## Start DATA SUPPLIED

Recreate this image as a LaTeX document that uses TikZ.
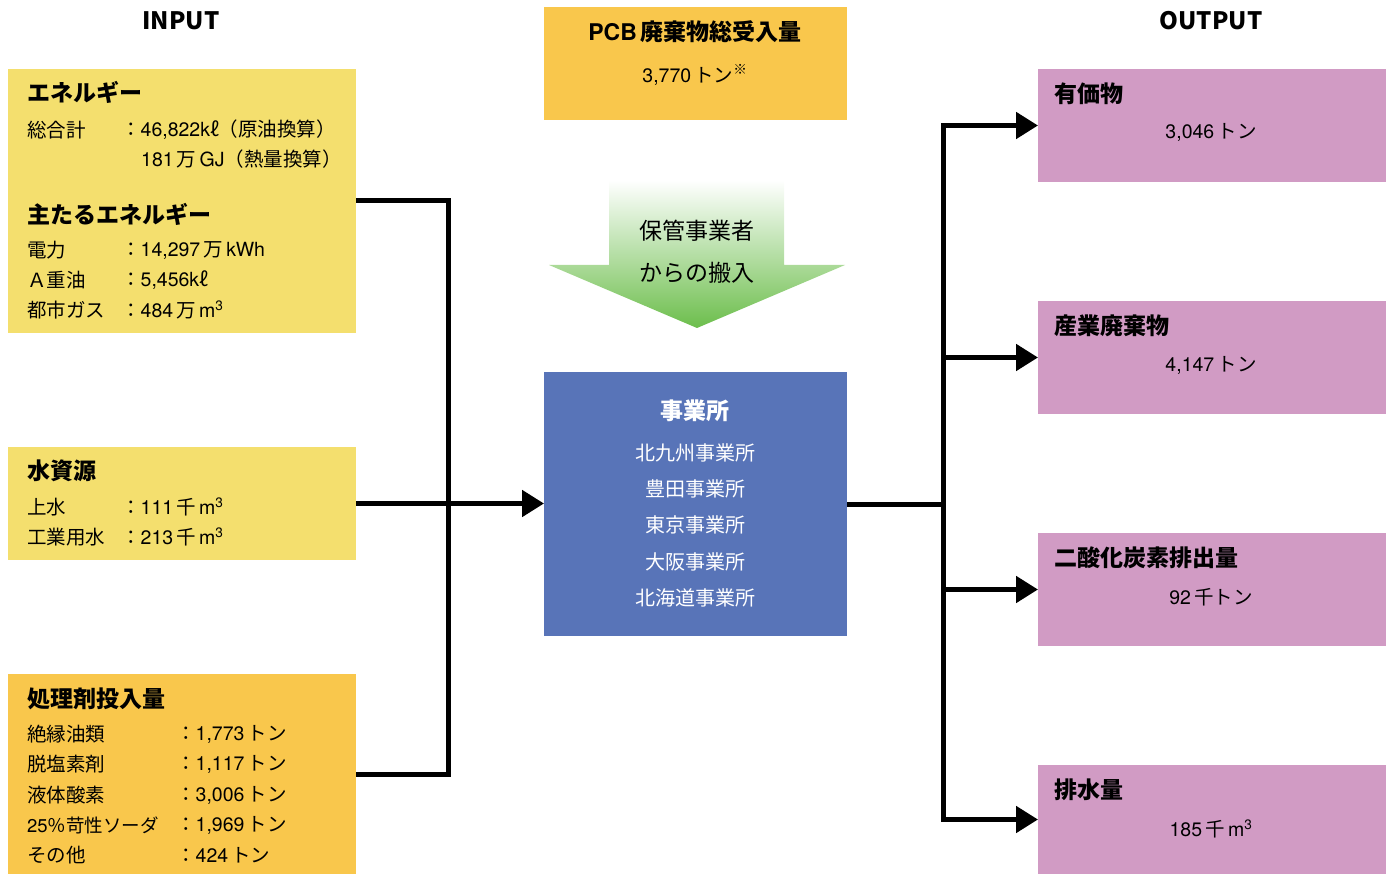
\documentclass[tikz,border=0pt]{standalone}
\usepackage{fontspec}
\setmainfont{Noto Sans CJK JP}
\newfontfamily\latf{TeX Gyre Heros}
\newfontfamily\latb{texgyreheros-bold.otf}
\newcommand{\en}[1]{{\latf #1}}
\usetikzlibrary{arrows.meta}
\definecolor{ylw}{HTML}{F4DF6E}
\definecolor{org}{HTML}{F9C74C}
\definecolor{blu}{HTML}{5874B8}
\definecolor{pnk}{HTML}{D19BC4}
\definecolor{grn}{HTML}{6CBE4C}
\begin{document}
\begin{tikzpicture}[x=1pt,y=-1pt,
  box/.style={draw=none, anchor=north west, inner sep=0pt, outer sep=0pt},
  hd/.style={anchor=west, inner sep=0pt, font=\fontsize{23}{28}\selectfont\bfseries},
  tx/.style={anchor=west, inner sep=0pt, font=\fontsize{19.5}{24}\selectfont},
  ctx/.style={anchor=center, inner sep=0pt, font=\fontsize{19.5}{24}\selectfont},
  chd/.style={anchor=center, inner sep=0pt, font=\fontsize{23}{28}\selectfont\bfseries},
  ttl/.style={anchor=center, inner sep=0pt, font=\fontsize{24}{28}\selectfont\bfseries},
  conn/.style={line width=5pt, black},
  tip/.style={-{Triangle[length=22pt,width=26pt]}}
]
\useasboundingbox (0,0) rectangle (1391,874);

% titles
\node[ttl] (tin) at (181,21) {INPUT};
\node[ttl] (tout) at (1211,21) {OUTPUT};

% input boxes
\node[box, fill=ylw, minimum width=348, minimum height=264] (en) at (8,69) {};
\node[box, fill=ylw, minimum width=348, minimum height=113] (wa) at (8,447) {};
\node[box, fill=org, minimum width=348, minimum height=200] (pa) at (8,674) {};

\node[hd] (en1) at (27,92) {エネルギー};
\node[tx] (en2) at (27,130) {総合計};
\node[tx] (en2v) at (121,130) {：\en{46,822k}ℓ（原油換算）};
\node[tx] (en3v) at (141,159) {\en{181}\,万\,\en{GJ}（熱量換算）};
\node[hd] (en4) at (27,214) {主たるエネルギー};
\node[tx] (en5) at (27,250) {電力};
\node[tx] (en5v) at (121,250) {：\en{14,297}\,万\,\en{kWh}};
\node[tx] (en6) at (27,280) {Ａ重油};
\node[tx] (en6v) at (121,280) {：\en{5,456k}ℓ};
\node[tx] (en7) at (27,310) {都市ガス};
\node[tx] (en7v) at (121,310) {：\en{484}\,万\,\en{m\textsuperscript{3}}};

\node[hd] (wa1) at (27,471) {水資源};
\node[tx] (wa2) at (27,507) {上水};
\node[tx] (wa2v) at (121,507) {：\en{111}\,千\,\en{m\textsuperscript{3}}};
\node[tx] (wa3) at (27,537) {工業用水};
\node[tx] (wa3v) at (121,537) {：\en{213}\,千\,\en{m\textsuperscript{3}}};

\node[hd] (pa1) at (27,699) {処理剤投入量};
\node[tx] (pa2) at (27,734) {絶縁油類};
\node[tx] (pa2v) at (176,734) {：\en{1,773}\,トン};
\node[tx] (pa3) at (27,764) {脱塩素剤};
\node[tx] (pa3v) at (176,764) {：\en{1,117}\,トン};
\node[tx] (pa4) at (27,795) {液体酸素};
\node[tx] (pa4v) at (176,795) {：\en{3,006}\,トン};
\node[tx, font=\fontsize{18.5}{22}\selectfont] (pa5) at (27,825) {\en{25}％苛性ソーダ};
\node[tx] (pa5v) at (176,825) {：\en{1,969}\,トン};
\node[tx] (pa6) at (27,855) {その他};
\node[tx] (pa6v) at (176,855) {：\en{424}\,トン};

% top box
\node[box, fill=org, minimum width=303, minimum height=113] (pcb) at (544,7) {};
\node[chd] (pcb1) at (695,32) {{\latb PCB}\,廃棄物総受入量};
\node[ctx] (pcb2) at (695,75) {\en{3,770}\,トン\textsuperscript{※}};

% gradient arrow
\shade[top color=white, bottom color=grn]
  (609,180) -- (784,180) -- (784,265) -- (845,265) -- (697,328)
  -- (549,265) -- (609,265) -- cycle;
\node[ctx, font=\fontsize{23}{28}\selectfont] (ar1) at (697,231) {保管事業者};
\node[ctx, font=\fontsize{23}{28}\selectfont] (ar2) at (697,273) {からの搬入};

% centre box
\node[box, fill=blu, minimum width=303, minimum height=264] (site) at (544,372) {};
\node[chd, text=white] (s0) at (695,411) {事業所};
\node[ctx, text=white, font=\fontsize{20}{24}\selectfont] (s1) at (695,453) {北九州事業所};
\node[ctx, text=white, font=\fontsize{20}{24}\selectfont] (s2) at (695,489) {豊田事業所};
\node[ctx, text=white, font=\fontsize{20}{24}\selectfont] (s3) at (695,525) {東京事業所};
\node[ctx, text=white, font=\fontsize{20}{24}\selectfont] (s4) at (695,562) {大阪事業所};
\node[ctx, text=white, font=\fontsize{20}{24}\selectfont] (s5) at (695,598) {北海道事業所};

% output boxes
\node[box, fill=pnk, minimum width=348, minimum height=113] (o1) at (1038,69) {};
\node[box, fill=pnk, minimum width=348, minimum height=113] (o2) at (1038,301) {};
\node[box, fill=pnk, minimum width=348, minimum height=113] (o3) at (1038,533) {};
\node[box, fill=pnk, minimum width=348, minimum height=109] (o4) at (1038,765) {};

\node[hd] (o1h) at (1054,94) {有価物};
\node[ctx] (o1v) at (1211,132) {\en{3,046}\,トン};
\node[hd] (o2h) at (1054,326) {産業廃棄物};
\node[ctx] (o2v) at (1211,365) {\en{4,147}\,トン};
\node[hd] (o3h) at (1054,558) {二酸化炭素排出量};
\node[ctx] (o3v) at (1211,597) {\en{92}\,千トン};
\node[hd] (o4h) at (1054,790) {排水量};
\node[ctx] (o4v) at (1211,829) {\en{185}\,千\,\en{m\textsuperscript{3}}};

% connectors
\coordinate (jl) at (448,504);
\coordinate (jr) at (943,504);
\draw[conn] (en.east) -| (jl) |- (pa.east);
\draw[conn, tip] (wa.east) -- (wa.east -| site.west);
\draw[conn] (site.east) -- (jr);
\draw[conn, tip] (jr) |- (o1.west);
\draw[conn, tip] (jr) |- (o2.west);
\draw[conn, tip] (jr) |- (o3.west);
\draw[conn, tip] (jr) |- (o4.west);
\end{tikzpicture}
\end{document}
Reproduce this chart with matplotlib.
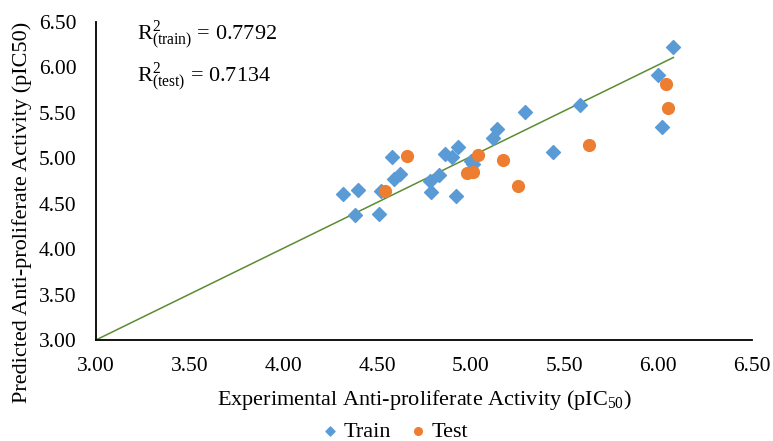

## End DATA SUPPLIED

** WHAT IS EXPECTED **
Your task is to repeat the opening line of the entries above and each line after it, ending with the line that has "width=348, minimum height=200]". Do not include the pictures.

** FULL ANSWER **
Recreate this image as a LaTeX document that uses TikZ.
\documentclass[tikz,border=0pt]{standalone}
\usepackage{fontspec}
\setmainfont{Noto Sans CJK JP}
\newfontfamily\latf{TeX Gyre Heros}
\newfontfamily\latb{texgyreheros-bold.otf}
\newcommand{\en}[1]{{\latf #1}}
\usetikzlibrary{arrows.meta}
\definecolor{ylw}{HTML}{F4DF6E}
\definecolor{org}{HTML}{F9C74C}
\definecolor{blu}{HTML}{5874B8}
\definecolor{pnk}{HTML}{D19BC4}
\definecolor{grn}{HTML}{6CBE4C}
\begin{document}
\begin{tikzpicture}[x=1pt,y=-1pt,
  box/.style={draw=none, anchor=north west, inner sep=0pt, outer sep=0pt},
  hd/.style={anchor=west, inner sep=0pt, font=\fontsize{23}{28}\selectfont\bfseries},
  tx/.style={anchor=west, inner sep=0pt, font=\fontsize{19.5}{24}\selectfont},
  ctx/.style={anchor=center, inner sep=0pt, font=\fontsize{19.5}{24}\selectfont},
  chd/.style={anchor=center, inner sep=0pt, font=\fontsize{23}{28}\selectfont\bfseries},
  ttl/.style={anchor=center, inner sep=0pt, font=\fontsize{24}{28}\selectfont\bfseries},
  conn/.style={line width=5pt, black},
  tip/.style={-{Triangle[length=22pt,width=26pt]}}
]
\useasboundingbox (0,0) rectangle (1391,874);

% titles
\node[ttl] (tin) at (181,21) {INPUT};
\node[ttl] (tout) at (1211,21) {OUTPUT};

% input boxes
\node[box, fill=ylw, minimum width=348, minimum height=264] (en) at (8,69) {};
\node[box, fill=ylw, minimum width=348, minimum height=113] (wa) at (8,447) {};
\node[box, fill=org, minimum width=348, minimum height=200] (pa) at (8,674) {};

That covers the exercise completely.